What needs to be done
Return exactly, please, the lines that run from the line with "Write a Python" to the line with "black, green, red", ends included, and omit all pictures.

***** Extracted entries *****

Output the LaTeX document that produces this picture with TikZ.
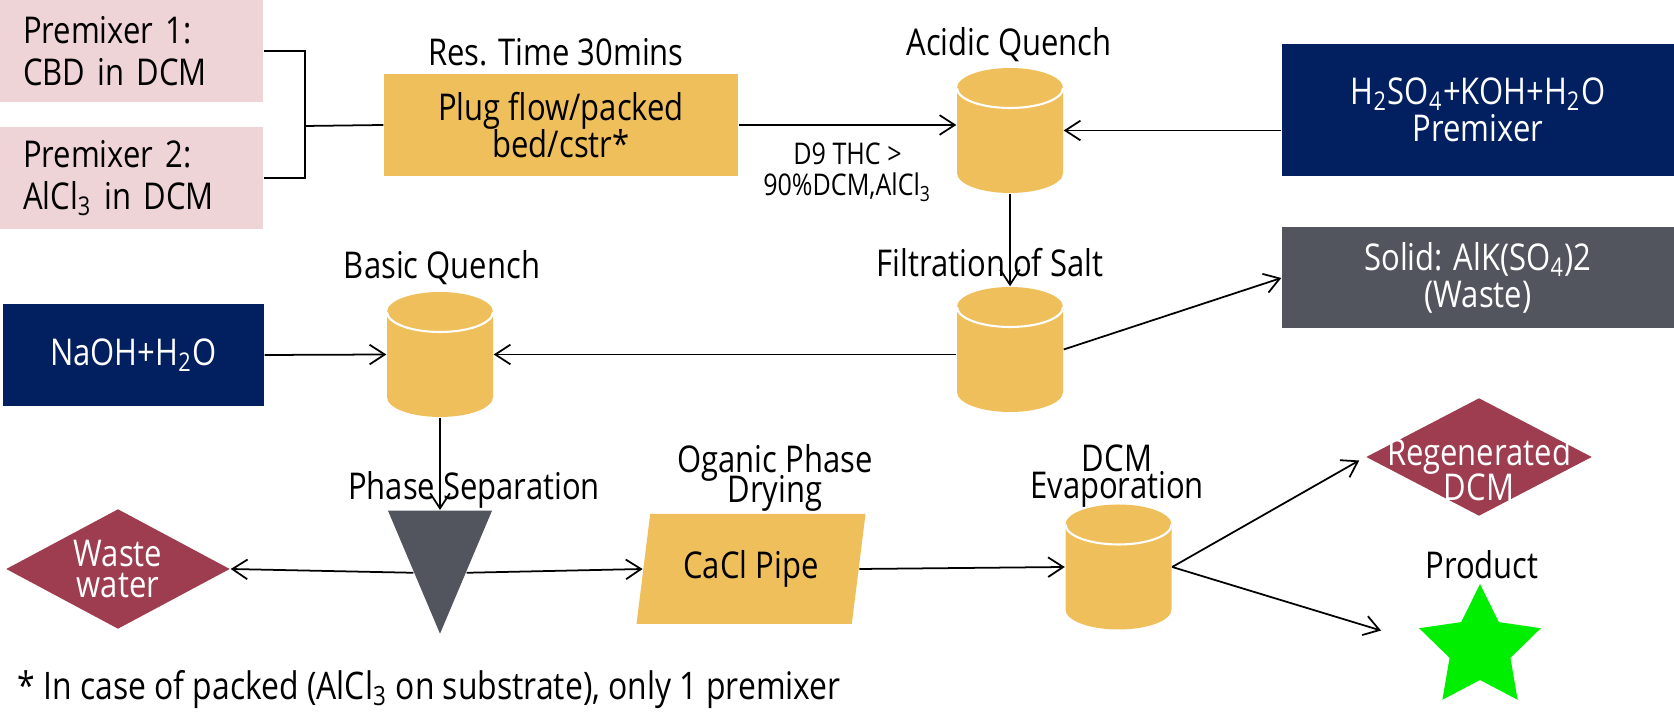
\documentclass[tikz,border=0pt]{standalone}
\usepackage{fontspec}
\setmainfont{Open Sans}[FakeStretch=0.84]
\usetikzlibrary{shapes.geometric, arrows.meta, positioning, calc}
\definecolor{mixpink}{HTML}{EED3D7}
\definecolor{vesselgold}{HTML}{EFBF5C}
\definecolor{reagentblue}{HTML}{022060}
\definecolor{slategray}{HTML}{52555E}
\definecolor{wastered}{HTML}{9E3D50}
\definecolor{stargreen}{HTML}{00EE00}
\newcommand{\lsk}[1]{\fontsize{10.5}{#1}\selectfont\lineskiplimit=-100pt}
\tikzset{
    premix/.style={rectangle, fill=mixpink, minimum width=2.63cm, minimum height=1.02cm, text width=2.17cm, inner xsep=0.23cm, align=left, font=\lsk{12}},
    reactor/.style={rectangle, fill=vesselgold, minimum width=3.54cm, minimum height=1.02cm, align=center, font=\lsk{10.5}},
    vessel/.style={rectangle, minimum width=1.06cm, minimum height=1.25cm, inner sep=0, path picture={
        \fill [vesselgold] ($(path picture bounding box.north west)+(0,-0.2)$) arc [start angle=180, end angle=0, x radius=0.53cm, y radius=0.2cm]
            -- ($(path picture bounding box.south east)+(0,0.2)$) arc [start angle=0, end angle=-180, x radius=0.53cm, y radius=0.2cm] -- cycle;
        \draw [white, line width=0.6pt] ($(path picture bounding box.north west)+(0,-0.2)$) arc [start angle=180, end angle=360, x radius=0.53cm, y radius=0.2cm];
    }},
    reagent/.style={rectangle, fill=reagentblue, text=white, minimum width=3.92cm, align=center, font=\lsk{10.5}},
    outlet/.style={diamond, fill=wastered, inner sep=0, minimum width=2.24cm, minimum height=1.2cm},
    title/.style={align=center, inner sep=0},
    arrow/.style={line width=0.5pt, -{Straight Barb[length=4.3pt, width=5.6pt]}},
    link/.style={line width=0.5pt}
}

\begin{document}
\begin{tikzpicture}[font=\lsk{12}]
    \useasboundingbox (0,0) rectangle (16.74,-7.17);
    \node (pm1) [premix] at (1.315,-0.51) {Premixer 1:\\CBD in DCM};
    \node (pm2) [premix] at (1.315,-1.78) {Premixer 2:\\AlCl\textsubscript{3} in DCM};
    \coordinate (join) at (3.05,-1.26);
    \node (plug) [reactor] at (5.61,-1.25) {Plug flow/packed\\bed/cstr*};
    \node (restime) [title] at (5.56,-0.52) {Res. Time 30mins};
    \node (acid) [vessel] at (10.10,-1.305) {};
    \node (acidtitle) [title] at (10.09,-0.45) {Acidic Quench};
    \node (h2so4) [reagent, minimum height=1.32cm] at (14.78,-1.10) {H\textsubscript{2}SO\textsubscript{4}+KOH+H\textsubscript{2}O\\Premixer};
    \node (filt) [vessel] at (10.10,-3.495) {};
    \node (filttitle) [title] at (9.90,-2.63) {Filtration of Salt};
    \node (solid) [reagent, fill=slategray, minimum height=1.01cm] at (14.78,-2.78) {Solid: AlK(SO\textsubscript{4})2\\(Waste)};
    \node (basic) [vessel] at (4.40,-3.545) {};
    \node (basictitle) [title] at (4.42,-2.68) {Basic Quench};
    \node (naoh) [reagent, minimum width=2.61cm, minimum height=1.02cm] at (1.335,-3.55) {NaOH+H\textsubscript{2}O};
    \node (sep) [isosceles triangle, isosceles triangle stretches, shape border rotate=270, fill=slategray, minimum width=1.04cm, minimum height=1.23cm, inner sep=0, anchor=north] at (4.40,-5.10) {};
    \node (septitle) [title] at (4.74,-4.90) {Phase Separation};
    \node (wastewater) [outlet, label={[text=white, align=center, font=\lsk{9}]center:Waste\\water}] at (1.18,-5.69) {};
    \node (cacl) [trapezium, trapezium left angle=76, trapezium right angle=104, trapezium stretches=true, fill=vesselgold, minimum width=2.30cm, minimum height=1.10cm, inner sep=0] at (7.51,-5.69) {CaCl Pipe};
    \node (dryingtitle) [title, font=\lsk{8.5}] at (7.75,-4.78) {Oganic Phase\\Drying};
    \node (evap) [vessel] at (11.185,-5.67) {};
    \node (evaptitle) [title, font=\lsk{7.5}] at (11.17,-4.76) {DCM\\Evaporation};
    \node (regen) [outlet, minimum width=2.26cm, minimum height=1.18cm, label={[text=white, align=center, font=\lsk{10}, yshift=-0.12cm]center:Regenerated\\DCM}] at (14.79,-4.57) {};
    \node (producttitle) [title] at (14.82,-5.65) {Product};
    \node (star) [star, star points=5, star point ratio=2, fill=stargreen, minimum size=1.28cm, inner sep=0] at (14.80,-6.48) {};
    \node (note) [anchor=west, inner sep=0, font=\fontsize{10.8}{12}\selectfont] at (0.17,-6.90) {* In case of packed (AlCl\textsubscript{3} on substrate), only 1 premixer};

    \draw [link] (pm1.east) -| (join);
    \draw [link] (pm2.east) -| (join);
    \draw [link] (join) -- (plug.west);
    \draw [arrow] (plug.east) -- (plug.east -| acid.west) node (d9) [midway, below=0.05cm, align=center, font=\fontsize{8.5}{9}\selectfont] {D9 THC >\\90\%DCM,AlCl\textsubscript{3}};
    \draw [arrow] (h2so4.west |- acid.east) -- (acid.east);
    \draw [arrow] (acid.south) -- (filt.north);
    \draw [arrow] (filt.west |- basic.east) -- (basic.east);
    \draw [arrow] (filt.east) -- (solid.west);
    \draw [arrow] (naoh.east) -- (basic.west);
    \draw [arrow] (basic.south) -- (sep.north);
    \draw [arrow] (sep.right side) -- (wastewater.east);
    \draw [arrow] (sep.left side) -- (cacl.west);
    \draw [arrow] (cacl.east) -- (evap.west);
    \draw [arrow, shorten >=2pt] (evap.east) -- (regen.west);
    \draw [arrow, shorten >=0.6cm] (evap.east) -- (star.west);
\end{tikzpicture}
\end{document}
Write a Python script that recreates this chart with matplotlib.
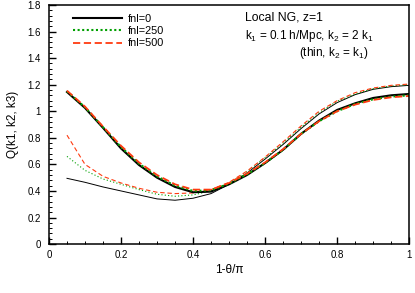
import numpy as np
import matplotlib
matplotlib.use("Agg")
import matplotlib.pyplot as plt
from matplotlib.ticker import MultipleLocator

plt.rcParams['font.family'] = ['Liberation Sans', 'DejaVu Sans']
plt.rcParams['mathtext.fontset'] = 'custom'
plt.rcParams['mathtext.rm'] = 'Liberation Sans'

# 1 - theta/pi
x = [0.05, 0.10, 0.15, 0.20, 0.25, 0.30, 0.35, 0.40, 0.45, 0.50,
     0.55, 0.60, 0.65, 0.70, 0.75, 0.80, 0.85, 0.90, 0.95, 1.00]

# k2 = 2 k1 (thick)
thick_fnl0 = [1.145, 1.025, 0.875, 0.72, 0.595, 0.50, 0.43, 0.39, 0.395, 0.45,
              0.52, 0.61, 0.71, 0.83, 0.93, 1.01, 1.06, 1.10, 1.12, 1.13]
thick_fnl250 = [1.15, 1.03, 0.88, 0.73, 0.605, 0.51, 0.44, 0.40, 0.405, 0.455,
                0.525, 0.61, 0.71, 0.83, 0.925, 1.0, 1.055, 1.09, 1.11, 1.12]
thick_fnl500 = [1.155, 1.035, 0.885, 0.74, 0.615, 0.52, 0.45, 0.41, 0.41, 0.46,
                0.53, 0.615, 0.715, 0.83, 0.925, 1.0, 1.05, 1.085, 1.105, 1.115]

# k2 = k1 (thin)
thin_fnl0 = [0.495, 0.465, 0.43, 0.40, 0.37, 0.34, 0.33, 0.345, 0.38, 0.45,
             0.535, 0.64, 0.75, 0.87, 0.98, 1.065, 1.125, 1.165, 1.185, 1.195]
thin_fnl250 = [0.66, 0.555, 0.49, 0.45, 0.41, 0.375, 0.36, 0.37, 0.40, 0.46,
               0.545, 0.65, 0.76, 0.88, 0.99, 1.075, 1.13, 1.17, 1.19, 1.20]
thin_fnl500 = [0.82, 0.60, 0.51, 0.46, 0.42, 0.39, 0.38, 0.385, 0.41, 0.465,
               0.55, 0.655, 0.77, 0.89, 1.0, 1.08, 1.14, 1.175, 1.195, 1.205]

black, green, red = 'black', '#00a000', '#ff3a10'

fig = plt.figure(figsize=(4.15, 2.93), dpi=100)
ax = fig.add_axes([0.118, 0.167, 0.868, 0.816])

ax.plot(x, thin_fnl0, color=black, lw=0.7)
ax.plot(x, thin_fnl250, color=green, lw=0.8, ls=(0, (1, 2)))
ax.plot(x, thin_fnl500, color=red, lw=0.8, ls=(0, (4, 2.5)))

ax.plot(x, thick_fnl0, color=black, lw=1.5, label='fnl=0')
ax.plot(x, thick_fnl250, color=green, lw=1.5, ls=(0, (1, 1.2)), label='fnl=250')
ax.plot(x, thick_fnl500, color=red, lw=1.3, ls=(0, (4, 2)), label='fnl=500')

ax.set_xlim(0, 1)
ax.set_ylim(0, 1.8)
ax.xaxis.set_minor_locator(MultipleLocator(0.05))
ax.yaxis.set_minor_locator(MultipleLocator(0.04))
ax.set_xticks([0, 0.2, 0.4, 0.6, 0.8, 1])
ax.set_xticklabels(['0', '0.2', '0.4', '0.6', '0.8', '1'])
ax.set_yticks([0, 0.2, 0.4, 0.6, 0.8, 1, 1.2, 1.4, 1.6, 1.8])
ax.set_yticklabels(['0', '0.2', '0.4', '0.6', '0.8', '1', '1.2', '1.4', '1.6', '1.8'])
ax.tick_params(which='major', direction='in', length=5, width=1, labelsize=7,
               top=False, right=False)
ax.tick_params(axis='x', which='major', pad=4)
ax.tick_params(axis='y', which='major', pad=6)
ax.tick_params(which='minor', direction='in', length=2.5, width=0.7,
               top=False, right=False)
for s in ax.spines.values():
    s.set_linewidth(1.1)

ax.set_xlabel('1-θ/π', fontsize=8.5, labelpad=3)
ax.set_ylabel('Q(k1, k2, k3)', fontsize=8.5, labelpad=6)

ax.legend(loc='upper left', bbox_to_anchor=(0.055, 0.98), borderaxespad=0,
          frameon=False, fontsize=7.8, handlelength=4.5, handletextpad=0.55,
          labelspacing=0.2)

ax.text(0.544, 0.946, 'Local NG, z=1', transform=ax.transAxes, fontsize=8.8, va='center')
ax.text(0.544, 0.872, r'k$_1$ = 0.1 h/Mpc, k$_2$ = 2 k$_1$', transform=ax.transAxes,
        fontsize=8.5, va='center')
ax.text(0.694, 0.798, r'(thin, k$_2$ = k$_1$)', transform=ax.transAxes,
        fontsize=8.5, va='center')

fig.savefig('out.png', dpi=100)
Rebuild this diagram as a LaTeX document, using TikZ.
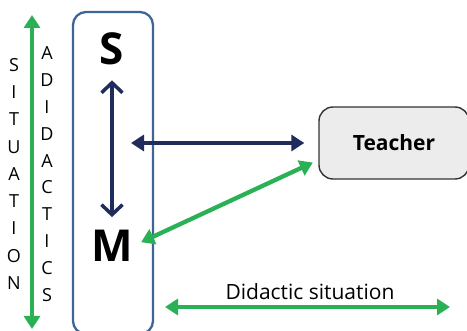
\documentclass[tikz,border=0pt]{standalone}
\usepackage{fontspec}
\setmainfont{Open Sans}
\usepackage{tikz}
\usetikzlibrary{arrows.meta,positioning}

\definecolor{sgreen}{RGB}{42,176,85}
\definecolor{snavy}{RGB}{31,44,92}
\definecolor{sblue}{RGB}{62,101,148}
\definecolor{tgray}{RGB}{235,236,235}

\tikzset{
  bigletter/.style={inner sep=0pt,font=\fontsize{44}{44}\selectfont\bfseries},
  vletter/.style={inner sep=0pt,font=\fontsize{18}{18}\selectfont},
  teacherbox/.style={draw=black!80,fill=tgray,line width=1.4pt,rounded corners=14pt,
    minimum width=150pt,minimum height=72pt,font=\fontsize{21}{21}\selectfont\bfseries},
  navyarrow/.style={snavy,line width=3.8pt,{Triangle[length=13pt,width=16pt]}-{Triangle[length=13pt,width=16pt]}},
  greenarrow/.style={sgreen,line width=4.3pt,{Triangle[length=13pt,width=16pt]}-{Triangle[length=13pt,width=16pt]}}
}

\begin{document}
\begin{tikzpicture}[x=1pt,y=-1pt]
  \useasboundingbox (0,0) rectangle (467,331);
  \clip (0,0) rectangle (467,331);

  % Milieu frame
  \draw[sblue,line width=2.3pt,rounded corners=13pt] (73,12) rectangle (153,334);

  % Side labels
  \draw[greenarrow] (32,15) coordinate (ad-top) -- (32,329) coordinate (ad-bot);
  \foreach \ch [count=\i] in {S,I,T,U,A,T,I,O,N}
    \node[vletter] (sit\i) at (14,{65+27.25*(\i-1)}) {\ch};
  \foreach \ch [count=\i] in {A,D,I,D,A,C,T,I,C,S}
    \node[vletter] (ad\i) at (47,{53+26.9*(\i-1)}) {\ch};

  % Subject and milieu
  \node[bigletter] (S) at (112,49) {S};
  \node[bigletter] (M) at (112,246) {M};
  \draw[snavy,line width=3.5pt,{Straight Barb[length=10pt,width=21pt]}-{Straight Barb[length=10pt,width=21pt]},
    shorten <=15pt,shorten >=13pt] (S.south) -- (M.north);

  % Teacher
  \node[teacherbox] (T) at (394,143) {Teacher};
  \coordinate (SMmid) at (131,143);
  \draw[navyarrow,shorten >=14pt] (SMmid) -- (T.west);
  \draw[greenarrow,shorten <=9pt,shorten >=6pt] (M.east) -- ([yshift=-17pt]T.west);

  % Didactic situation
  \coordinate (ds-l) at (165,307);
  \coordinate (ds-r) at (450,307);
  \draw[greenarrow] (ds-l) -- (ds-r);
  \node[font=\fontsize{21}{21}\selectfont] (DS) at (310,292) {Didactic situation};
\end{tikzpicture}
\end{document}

*****

Exercise result
Write a Python script that recreates this chart with matplotlib.
import numpy as np
import matplotlib
matplotlib.use("Agg")
import matplotlib.pyplot as plt
from matplotlib.ticker import MultipleLocator

plt.rcParams['font.family'] = ['Liberation Sans', 'DejaVu Sans']
plt.rcParams['mathtext.fontset'] = 'custom'
plt.rcParams['mathtext.rm'] = 'Liberation Sans'

# 1 - theta/pi
x = [0.05, 0.10, 0.15, 0.20, 0.25, 0.30, 0.35, 0.40, 0.45, 0.50,
     0.55, 0.60, 0.65, 0.70, 0.75, 0.80, 0.85, 0.90, 0.95, 1.00]

# k2 = 2 k1 (thick)
thick_fnl0 = [1.145, 1.025, 0.875, 0.72, 0.595, 0.50, 0.43, 0.39, 0.395, 0.45,
              0.52, 0.61, 0.71, 0.83, 0.93, 1.01, 1.06, 1.10, 1.12, 1.13]
thick_fnl250 = [1.15, 1.03, 0.88, 0.73, 0.605, 0.51, 0.44, 0.40, 0.405, 0.455,
                0.525, 0.61, 0.71, 0.83, 0.925, 1.0, 1.055, 1.09, 1.11, 1.12]
thick_fnl500 = [1.155, 1.035, 0.885, 0.74, 0.615, 0.52, 0.45, 0.41, 0.41, 0.46,
                0.53, 0.615, 0.715, 0.83, 0.925, 1.0, 1.05, 1.085, 1.105, 1.115]

# k2 = k1 (thin)
thin_fnl0 = [0.495, 0.465, 0.43, 0.40, 0.37, 0.34, 0.33, 0.345, 0.38, 0.45,
             0.535, 0.64, 0.75, 0.87, 0.98, 1.065, 1.125, 1.165, 1.185, 1.195]
thin_fnl250 = [0.66, 0.555, 0.49, 0.45, 0.41, 0.375, 0.36, 0.37, 0.40, 0.46,
               0.545, 0.65, 0.76, 0.88, 0.99, 1.075, 1.13, 1.17, 1.19, 1.20]
thin_fnl500 = [0.82, 0.60, 0.51, 0.46, 0.42, 0.39, 0.38, 0.385, 0.41, 0.465,
               0.55, 0.655, 0.77, 0.89, 1.0, 1.08, 1.14, 1.175, 1.195, 1.205]

black, green, red = 'black', '#00a000', '#ff3a10'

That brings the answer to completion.